Украинская народно-праздничная и ярмарочная жизнь, отлично знакомая Гоголю, организует большинство рассказов в «Вечерах на хуторе близ Диканьки» – «Сорочинскую ярмарку», «Майскую ночь», «Ночь перед Рождеством», «Вечер накануне Ивана Купала». Тематика самого праздника и вольно-веселая праздничная атмосфера определяют сюжет, образы и тон этих рассказов. Праздник, связанные с ним поверья, его особая атмосфера вольности и веселья выводят жизнь из ее обычной колеи и делают невозможное возможным (в том числе и заключение невозможных ранее браков).

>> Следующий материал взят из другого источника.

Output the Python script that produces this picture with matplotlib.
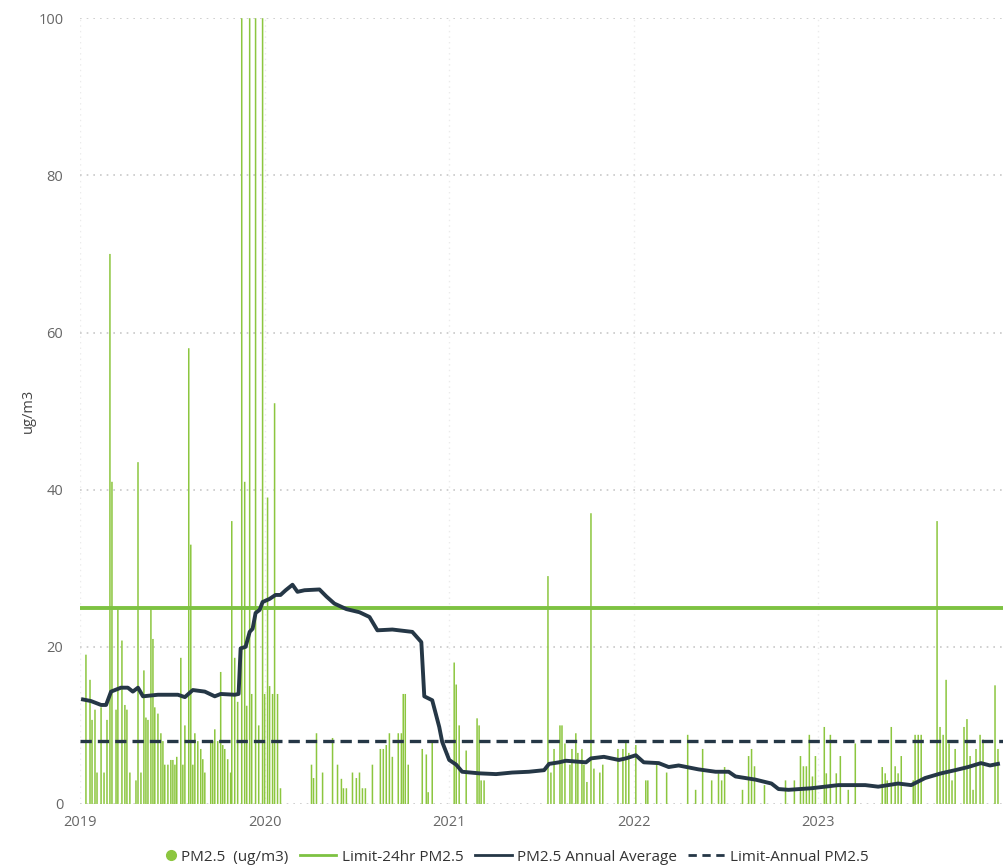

И в названных нами чисто праздничных рассказах, и в других существеннейшую роль играет веселая чертовщина, глубоко родственная по характеру, тону и функциям веселым карнавальным видениям преисподней и дьяблериям[244]. Еда, питье и половая жизнь в этих рассказах носят праздничный, карнавально-масленичный характер. Подчеркнем еще громадную роль переодеваний и мистификаций всякого рода, а также побоев и развенчаний. Наконец, гоголевский смех в этих рассказах – чистый народно-праздничный смех. Он амбивалентен и стихийно-материалистичен. Эта народная основа гоголевского смеха, несмотря на его существенную последующую эволюцию, сохраняется в нем до конца.

Предисловия к «Вечерам» (особенно в первой части) по своему построению и стилю близки к прологам Рабле. Построены они в тоне подчеркнуто фамильярной болтовни с читателями; предисловие к первой части начинается с довольно длинной брани (правда, не самого автора, а предвосхищаемой брани читателей): «Это что за невидаль: Вечера на хуторе близ Диканьки? Что это за вечера? И швырнул в свет какой-то пасичник!..» И далее характерные ругательства («какой-нибудь оборвавшийся мальчишка, посмотреть – дрянь, который копается на заднем дворе…»), божба и проклятия («хоть убей», «черт бы спихнул с моста отца их» и др.). Встречается такой характерный образ: «Рука Фомы Григорьевича, вместо того чтобы показать шиш, протянулась к книшу». Вставлен рассказ про латинизирующего школьника (ср. эпизод с лимузинским студентом у Рабле). К концу предисловия дается изображение ряда кушаний, то есть пиршественных образов.